Compost is organic material that can be added to soil to help plants grow better.
Your garden will:
- Become home to its own beneficial bacteria and fungi, which break down organic matter to release the nutrients
- Grow better due to more ‘natural’ nutrients in the soil
- Require less chemical fertilizers
Successful composting requires five things, and in the tropics we have plenty of all of them:
- Browns - dry leaves, branches, twigs, dry grass clippings, straw/hay, and non-glossy paper
- Greens - vegetable and fruit scraps, coffee grounds, tea leaves/bags, and green vegetation
Tried it before and had problems?
It’s pretty easy, if you follow these golden rules:
- Remember to check and turn over the pile with a garden fork every now and then.
- Don’t let it get waterlogged; it needs air to ‘breathe’. Keep it damp but not wet - put air holes in the sides and lid. Big bin? Place an irrigation pipe down the centre of your compost bin to let more air in.
- Set it up in full sun, where it can drain. Avoid cement underneath; the ground is best as it allows worms, bugs and microbes better access.
- To avoid attracting pests and having a stinky compost pile, don’t put in dairy or meat scraps and bones (Freeze these until bin day and then put in with the rubbish).
- To avoid spreading plant diseases don’t put in cuttings from diseased plants. (Bag these and bin).
- To avoid adding unhealthy chemicals don’t use glossy paper with lots of coloured printing. (Into the recycling bin with these as you can’t repurpose).
- Crush eggs shells before adding.
- Break up the ‘browns’ and don’t include a lot of palm frond material.

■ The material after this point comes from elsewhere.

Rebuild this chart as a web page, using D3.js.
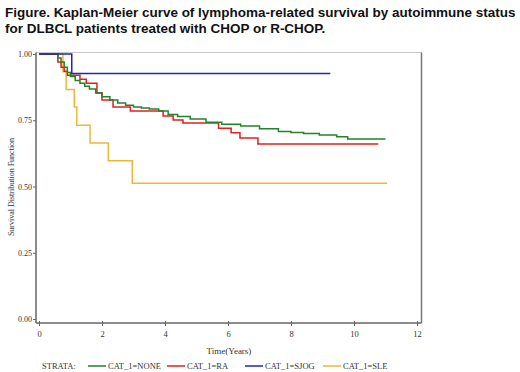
<!DOCTYPE html>
<html>
<head>
<meta charset="utf-8">
<script src="https://cdn.jsdelivr.net/npm/d3@7"></script>
<style>
    body { margin: 0; background: #fff; }
    svg { display: block; }
</style>
</head>
<body>
<div id="chart"></div>
<script>
// survival curves: [time (years), survival]
const noneTimes = [0, 0.5, 0.6, 0.7, 0.8, 0.9, 1.0, 1.15, 1.3, 1.45, 1.6, 1.8, 2.0, 2.25, 2.5, 2.75, 3.0, 3.25, 3.5, 3.8, 4.1, 4.4, 4.8, 5.3, 5.8, 6.4, 7.0, 7.6, 8.0, 8.4, 8.9, 9.45, 9.8, 11.0]
const noneSurv = [1.0, 1.0, 0.985, 0.97, 0.95, 0.93, 0.915, 0.9, 0.89, 0.878, 0.868, 0.853, 0.839, 0.826, 0.815, 0.807, 0.80, 0.796, 0.792, 0.785, 0.772, 0.764, 0.755, 0.742, 0.735, 0.728, 0.718, 0.708, 0.704, 0.70, 0.694, 0.688, 0.679, 0.679]

const raTimes = [0, 0.6, 0.7, 0.8, 0.9, 1.3, 1.5, 1.84, 2.0, 2.35, 2.9, 3.94, 4.26, 4.57, 5.7, 6.1, 6.38, 6.95, 10.77]
const raSurv = [1.0, 0.97, 0.95, 0.935, 0.92, 0.905, 0.89, 0.853, 0.826, 0.80, 0.785, 0.766, 0.751, 0.74, 0.72, 0.703, 0.683, 0.66, 0.66]

const sjogTimes = [0, 1.04, 9.25]
const sjogSurv = [1.0, 0.926, 0.926]

const sleTimes = [0, 0.76, 0.86, 1.12, 1.2, 1.62, 2.2, 2.96, 11.05]
const sleSurv = [1.0, 0.933, 0.866, 0.80, 0.731, 0.664, 0.597, 0.512, 0.512]

const strata = ['CAT_1=NONE', 'CAT_1=RA', 'CAT_1=SJOG', 'CAT_1=SLE']
const strataColors = ['#23822a', '#e0201e', '#2424b4', '#ecb83a']

const xTicks = [0, 2, 4, 6, 8, 10, 12]
const yTicks = [0, 0.25, 0.5, 0.75, 1.0]

const titleLines = [
    'Figure. Kaplan-Meier curve of lymphoma-related survival by autoimmune status',
    'for DLBCL patients treated with CHOP or R-CHOP.'
]

const width = 520, height = 372
const serif = "'Liberation Serif', 'DejaVu Serif', serif"

const svg = d3.select('#chart').append('svg')
    .attr('width', width)
    .attr('height', height)

// title - fit the first line to the width seen in the picture
const titles = svg.selectAll('.title')
    .data(titleLines)
    .enter()
    .append('text')
    .attr('class', 'title')
    .attr('x', 5)
    .attr('y', (d, i) => 17 + i * 16)
    .attr('font-family', "'Liberation Sans', Arial, sans-serif")
    .attr('font-weight', 'bold')
    .attr('font-size', 14)
    .attr('fill', '#111')
    .text(d => d)
const firstLen = titles.node().getComputedTextLength()
const titleSize = 14 * 511 / firstLen
titles.attr('font-size', titleSize)

// scales
const x = d3.scaleLinear().domain([0, 12]).range([39, 417])
const y = d3.scaleLinear().domain([0, 1]).range([319, 54])
const frame = { left: 36, right: 421.5, top: 52.5, bottom: 323 }

// frame: top light, right dark
svg.append('line')
    .attr('x1', frame.left).attr('x2', frame.right)
    .attr('y1', frame.top).attr('y2', frame.top)
    .attr('stroke', '#c8c8c8').attr('stroke-width', 1)
svg.append('line')
    .attr('x1', frame.right).attr('x2', frame.right)
    .attr('y1', frame.top).attr('y2', frame.bottom)
    .attr('stroke', '#777').attr('stroke-width', 1.5)

// y axis
const yAxis = svg.append('g')
    .attr('transform', `translate(${frame.left},0)`)
    .call(d3.axisLeft(y).tickValues(yTicks).tickFormat(d3.format('.2f')).tickSize(3).tickSizeOuter(0))
yAxis.select('.domain').attr('d', `M0,${frame.top}V${frame.bottom}`).attr('stroke', '#666').attr('stroke-width', 1.5)
yAxis.selectAll('.tick line').attr('stroke', '#666')
yAxis.selectAll('.tick text')
    .attr('font-family', serif).attr('font-size', 8).attr('fill', '#333').attr('x', -4)

// x axis
const xAxis = svg.append('g')
    .attr('transform', `translate(0,${frame.bottom})`)
    .call(d3.axisBottom(x).tickValues(xTicks).tickSize(3).tickSizeOuter(0))
xAxis.select('.domain').attr('d', `M${frame.left},0H${frame.right}`).attr('stroke', '#666').attr('stroke-width', 1.5)
xAxis.selectAll('.tick line').attr('stroke', '#666').attr('y1', -2)
xAxis.selectAll('.tick text')
    .attr('font-family', serif).attr('font-size', 8.5).attr('fill', '#333').attr('y', 8)

// axis titles
svg.append('text')
    .attr('x', 229).attr('y', 354)
    .attr('text-anchor', 'middle')
    .attr('font-family', serif).attr('font-size', 9).attr('fill', '#333')
    .text('Time(Years)')
svg.append('text')
    .attr('transform', 'translate(14,187) rotate(-90)')
    .attr('text-anchor', 'middle')
    .attr('font-family', serif).attr('font-size', 8).attr('fill', '#333')
    .text('Survival Distribution Function')

// curves
const curves = [
    { times: noneTimes, surv: noneSurv },
    { times: raTimes, surv: raSurv },
    { times: sjogTimes, surv: sjogSurv },
    { times: sleTimes, surv: sleSurv }
]
const line = d3.line()
    .x(d => x(d[0]))
    .y(d => y(d[1]))
    .curve(d3.curveStepAfter)

// draw SLE first, then the others on top
const order = [3, 1, 0, 2]
order.forEach(i => {
    const c = curves[i]
    svg.append('path')
        .datum(c.times.map((t, k) => [t, c.surv[k]]))
        .attr('fill', 'none')
        .attr('stroke', strataColors[i])
        .attr('stroke-width', 1.5)
        .attr('d', line)
})

// legend
const legendY = 366
svg.append('text')
    .attr('x', 42).attr('y', legendY + 3)
    .attr('font-family', serif).attr('font-size', 8.5).attr('fill', '#333')
    .text('STRATA:')
const legendX = [88, 167, 245, 323]
strata.forEach((s, i) => {
    svg.append('line')
        .attr('x1', legendX[i]).attr('x2', legendX[i] + 18)
        .attr('y1', legendY).attr('y2', legendY)
        .attr('stroke', strataColors[i]).attr('stroke-width', 1.5)
    svg.append('text')
        .attr('x', legendX[i] + 20).attr('y', legendY + 3)
        .attr('font-family', serif).attr('font-size', 8.5).attr('fill', '#333')
        .text(s)
})
</script>
</body>
</html>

- Think layer cake: put a layer of browns across the pile regularly to help air to circulate.
How to start?
You can buy a compost bin – hardware and garden stores stock a range of sizes and types. You could make your own compost bin or simply start a compost pile in your garden.
Note: the natural enemy of the tropical compost pile is the orange-footed scrub fowl! These endearing and protected birds will forage the pile for bugs and worms, spreading the material all around. Ironically - they also know how to compost; they build composting mounds and use the heat generated by the process to incubate their eggs! Laying wire mesh over your compost pile should keep them out.